I have no doubt that so many folk songs* start early on a May morning because it is the most charming time of day or year to be outdoors. The sun is bright soon after it rises and the air is filled with both the heady scent of blossom and the sweet sounds of birds, for whom this is the peak of the singing season.  Insomuch as birds are composed of the food they eat, which is in itself a product of the peculiarities of a place – of plant and insect communities determined by local conditions – their song might be called the very voice of the earth itself: the landscape’s character transposed into a musical score.

Like an orchestral symphony, the wonder of the dawn chorus is in the combination of disparate voices: the singular melodies, tones and timbres of each species woven together into a glorious whole. In fact the resulting wall of sound can be so overwhelming that it’s unwise to start surveying birds too close to dawn; better to wait until the sun has come up and the clamour has died down just a little. With concentration, individual singers can then be picked out from the crowd, in much the same way I recall being taught to pick out the different instruments in an orchestra or band during A-level music lessons. A thread between musicology and ornithology.

Of course the dawn chorus is not always overwhelming in a landscape that is degraded, fragmented, and polluted by noise, from which the full richness of bird life has long since departed as a result. In his fascinating book The Great Animal Orchestra, ‘bio-acoustician’ Bernie Krause defines noise as any sound which is out of place; so, in this way, noise is the polar opposite to bird song as I describe it above. When by our actions a species is removed from the wild choir, or when modern human sound invades its acoustic space, the full evolved order of non-human biological sound – what Krause calls ‘biophony’ – is disrupted and diminished. Whilst we celebrate what remains, the English dawn chorus is largely a remnant, a mere tribute band to an act that was forced into retirement generations ago.

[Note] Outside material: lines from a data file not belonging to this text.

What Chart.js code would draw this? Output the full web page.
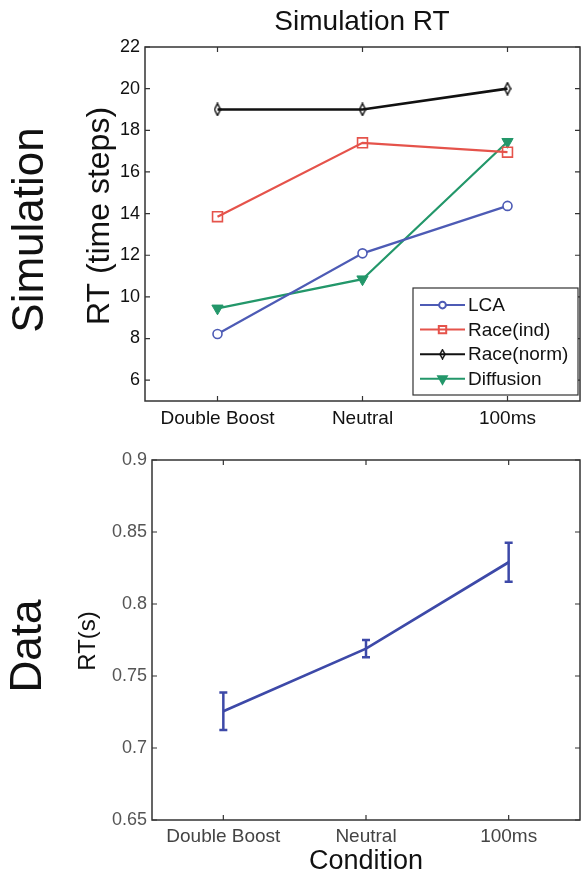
<!DOCTYPE html>
<html>
<head>
<meta charset="utf-8">
<script src="https://cdn.jsdelivr.net/npm/chart.js@4.4.1/dist/chart.umd.min.js"></script>
<style>
  body { margin: 0; background: #fff; }
  #wrap { position: relative; width: 581px; height: 875px; }
  #simChart { position: absolute; left: 0; top: 0; }
  #dataChart { position: absolute; left: 0; top: 440px; }
</style>
</head>
<body>
<div id="wrap">
  <canvas id="simChart" width="581" height="440"></canvas>
  <canvas id="dataChart" width="581" height="435"></canvas>
</div>
<script>
const conditions = ["Double Boost", "Neutral", "100ms"];

// simulation RT (time steps)
const lcaRT = [8.22, 12.09, 14.37];
const raceIndRT = [13.85, 17.4, 16.95];
const raceNormRT = [19.0, 19.0, 20.0];
const diffusionRT = [9.45, 10.85, 17.45];
const simTicks = [6, 8, 10, 12, 14, 16, 18, 20, 22];

// observed RT (s) with error bars
const dataRT = [0.7255, 0.769, 0.829];
const dataErr = [0.013, 0.006, 0.0135];
const dataTicks = [0.65, 0.7, 0.75, 0.8, 0.85, 0.9];

const FONT = "'Liberation Sans', Arial, Helvetica, sans-serif";

// narrow diamond like the matlab marker
function diamondMarker(w, h, color) {
  const c = document.createElement("canvas");
  c.width = w + 2; c.height = h + 2;
  const g = c.getContext("2d");
  g.strokeStyle = color; g.lineWidth = 1.5;
  g.beginPath();
  g.moveTo(c.width / 2, 1); g.lineTo(c.width - 1, c.height / 2);
  g.lineTo(c.width / 2, c.height - 1); g.lineTo(1, c.height / 2);
  g.closePath(); g.stroke();
  return c;
}

// keep the plot box exactly where the scale sizes put it
function fixX(h) {
  return s => { s.height = h; s.paddingLeft = 0; s.paddingRight = 0; };
}
function fixY(w) {
  return s => { s.width = w; s.paddingTop = 0; s.paddingBottom = 0; };
}

const framePlugin = {
  id: "frame",
  beforeDatasetsDraw(chart) {
    const { ctx, chartArea: a, scales } = chart;
    ctx.save();
    ctx.strokeStyle = "#333";
    ctx.lineWidth = 1.5;
    ctx.strokeRect(a.left, a.top, a.right - a.left, a.bottom - a.top);
    ctx.lineWidth = 1.2;
    const len = 5;
    ctx.beginPath();
    scales.x.ticks.forEach((t, i) => {
      const x = scales.x.getPixelForTick(i);
      ctx.moveTo(x, a.bottom); ctx.lineTo(x, a.bottom - len);
      ctx.moveTo(x, a.top); ctx.lineTo(x, a.top + len);
    });
    scales.y.ticks.forEach((t, i) => {
      const y = scales.y.getPixelForTick(i);
      ctx.moveTo(a.left, y); ctx.lineTo(a.left + len, y);
      ctx.moveTo(a.right, y); ctx.lineTo(a.right - len, y);
    });
    ctx.stroke();
    ctx.restore();
  }
};

const labelsPlugin = {
  id: "labels",
  afterDraw(chart, args, opts) {
    const ctx = chart.ctx;
    (opts.items || []).forEach(it => {
      ctx.save();
      ctx.fillStyle = it.color || "#111";
      ctx.font = it.font;
      ctx.textAlign = "center";
      ctx.textBaseline = "middle";
      ctx.translate(it.x, it.y);
      if (it.rotate) ctx.rotate(-Math.PI / 2);
      ctx.fillText(it.text, 0, 0);
      ctx.restore();
    });
  }
};

const legendBoxPlugin = {
  id: "legendBox",
  afterDatasetsDraw(chart) {
    const { ctx, chartArea: a } = chart;
    const w = 165, h = 107;
    const left = a.right - 2 - w, top = a.bottom - 6 - h;
    ctx.save();
    ctx.fillStyle = "#fff";
    ctx.fillRect(left, top, w, h);
    ctx.strokeStyle = "#333";
    ctx.lineWidth = 1.2;
    ctx.strokeRect(left, top, w, h);
    ctx.font = "19px " + FONT;
    ctx.textBaseline = "middle";
    chart.data.datasets.forEach((ds, i) => {
      const y = top + 17 + i * 24.6;
      ctx.strokeStyle = ds.borderColor;
      ctx.lineWidth = 2;
      ctx.beginPath(); ctx.moveTo(left + 7, y); ctx.lineTo(left + 52, y); ctx.stroke();
      const cx = left + 29.5;
      if (ds.pointStyle instanceof HTMLCanvasElement) {
        const img = ds.legendMarker;
        ctx.drawImage(img, cx - img.width / 2, y - img.height / 2);
      } else {
        ctx.fillStyle = ds.pointBackgroundColor;
        ctx.strokeStyle = ds.borderColor;
        Chart.helpers.drawPoint(ctx, {
          pointStyle: ds.pointStyle, radius: ds.pointRadius * 0.75,
          rotation: ds.pointRotation || 0, borderWidth: 1.2
        }, cx, y);
      }
      ctx.fillStyle = "#111";
      ctx.fillText(ds.label, left + 55, y + 1);
    });
    ctx.restore();
  }
};

const errorBarPlugin = {
  id: "errorBars",
  afterDatasetsDraw(chart) {
    const { ctx, scales } = chart;
    const meta = chart.getDatasetMeta(0);
    ctx.save();
    ctx.strokeStyle = "#3d49a8";
    ctx.lineWidth = 2.5;
    ctx.beginPath();
    meta.data.forEach((pt, i) => {
      const v = dataRT[i], e = dataErr[i];
      const y1 = scales.y.getPixelForValue(v + e);
      const y2 = scales.y.getPixelForValue(v - e);
      ctx.moveTo(pt.x, y1); ctx.lineTo(pt.x, y2);
      ctx.moveTo(pt.x - 4, y1); ctx.lineTo(pt.x + 4, y1);
      ctx.moveTo(pt.x - 4, y2); ctx.lineTo(pt.x + 4, y2);
    });
    ctx.stroke();
    ctx.restore();
  }
};

const normMarker = diamondMarker(6, 12, "#111");
const normLegendMarker = diamondMarker(5, 9, "#111");

new Chart(document.getElementById("simChart"), {
  type: "line",
  data: {
    labels: conditions,
    datasets: [
      { label: "LCA", data: lcaRT, borderColor: "#4d5bb5", borderWidth: 2.2,
        pointStyle: "circle", pointRadius: 4.5, pointBorderWidth: 1.6,
        pointBackgroundColor: "#fff" },
      { label: "Race(ind)", data: raceIndRT, borderColor: "#e5534b", borderWidth: 2.2,
        pointStyle: "rect", pointRadius: 7, pointBorderWidth: 1.6,
        pointBackgroundColor: "rgba(255,255,255,0)" },
      { label: "Race(norm)", data: raceNormRT, borderColor: "#111", borderWidth: 2.6,
        pointStyle: normMarker, legendMarker: normLegendMarker, pointRadius: 5,
        pointBackgroundColor: "#fff" },
      { label: "Diffusion", data: diffusionRT, borderColor: "#23976a", borderWidth: 2.2,
        pointStyle: "triangle", pointRotation: 180, pointRadius: 6.5, pointBorderWidth: 1,
        pointBackgroundColor: "#23976a" }
    ]
  },
  options: {
    responsive: false,
    animation: false,
    layout: { autoPadding: false, padding: { left: 0, top: 47, right: 1, bottom: 0 } },
    plugins: {
      legend: { display: false },
      tooltip: { enabled: false },
      labels: {
        items: [
          { text: "Simulation RT", font: "28px " + FONT, x: 362, y: 22 },
          { text: "Simulation", font: "44px " + FONT, x: 31, y: 230, rotate: true },
          { text: "RT (time steps)", font: "32px " + FONT, x: 100, y: 216, rotate: true }
        ]
      }
    },
    scales: {
      x: {
        offset: true,
        grid: { display: false, drawTicks: false },
        border: { display: false },
        ticks: { font: { family: FONT, size: 19 }, color: "#111", padding: 6, maxRotation: 0 },
        afterFit: fixX(39)
      },
      y: {
        min: 5, max: 22,
        grid: { display: false, drawTicks: false },
        border: { display: false },
        ticks: { font: { family: FONT, size: 18 }, color: "#111", padding: 5 },
        afterBuildTicks: s => { s.ticks = simTicks.map(v => ({ value: v })); },
        afterFit: fixY(145)
      }
    }
  },
  plugins: [framePlugin, legendBoxPlugin, labelsPlugin]
});

new Chart(document.getElementById("dataChart"), {
  type: "line",
  data: {
    labels: conditions,
    datasets: [
      { label: "Data", data: dataRT, borderColor: "#3d49a8", borderWidth: 2.7,
        pointRadius: 0 }
    ]
  },
  options: {
    responsive: false,
    animation: false,
    layout: { autoPadding: false, padding: { left: 0, top: 20, right: 1, bottom: 0 } },
    plugins: {
      legend: { display: false },
      tooltip: { enabled: false },
      labels: {
        items: [
          { text: "Data", font: "44px " + FONT, x: 29, y: 206, rotate: true },
          { text: "RT(s)", font: "24px " + FONT, x: 88, y: 201, rotate: true },
          { text: "Condition", font: "27px " + FONT, x: 366, y: 422 }
        ]
      }
    },
    scales: {
      x: {
        offset: true,
        grid: { display: false, drawTicks: false },
        border: { display: false },
        ticks: { font: { family: FONT, size: 19 }, color: "#444", padding: 5, maxRotation: 0 },
        afterFit: fixX(55)
      },
      y: {
        min: 0.65, max: 0.9,
        grid: { display: false, drawTicks: false },
        border: { display: false },
        ticks: { font: { family: FONT, size: 18 }, color: "#555", padding: 5,
                 callback: v => String(Math.round(v * 100) / 100) },
        afterBuildTicks: s => { s.ticks = dataTicks.map(v => ({ value: v })); },
        afterFit: fixY(152)
      }
    }
  },
  plugins: [framePlugin, errorBarPlugin, labelsPlugin]
});
</script>
</body>
</html>
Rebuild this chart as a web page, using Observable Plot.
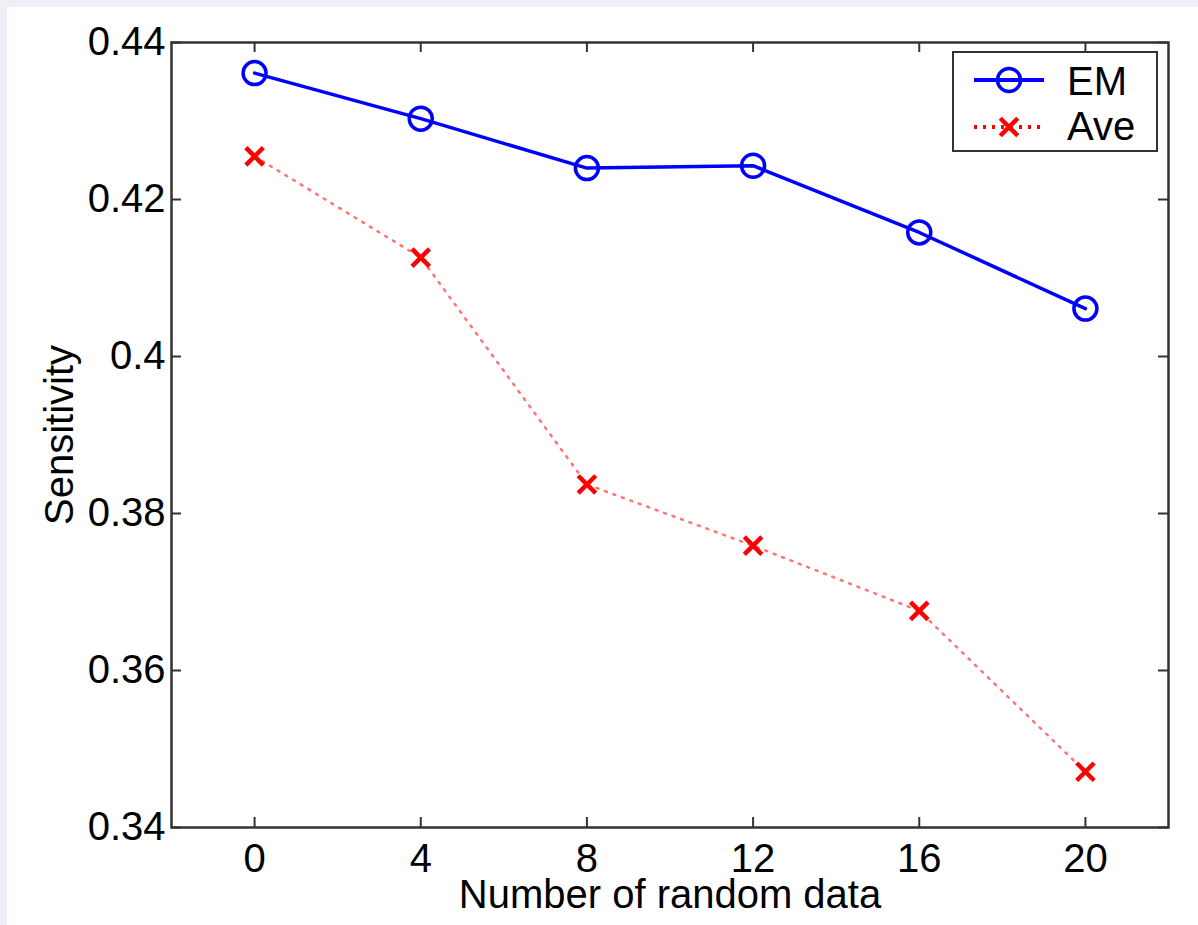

Still, if you can escape the traffic noise which, to my dismay, is all too evident in much of Berkshire even before the sun comes up, the avian musical ensemble yet sings with surprising power in our land. Blackbirds, robins, wrens, thrushes and warblers take their cues in turn (not to mention the pesky deafening woodpigeons), building gradually to quite a cacophony, if you’re in an area still densely populated by birds. As it happens (indeed, it’s probably what inspired me to write on this subject), tomorrow is ‘International Dawn Chorus Day’, which started in Birmingham of all places. By chance, I will be up early enough to have a listen on the day itself. I know it’s a lot to ask, but wherever you are in the world** I can’t recommend enough that you follow suit, at least once this spring, and rise with the larks. For the experience of a world in which the birds still just about rule the air waves, it will be worth it.

*e.g. this one

**Those in the southern hemisphere may wish to wait six months…although I gather the tropics enjoy a dawn chorus all year round.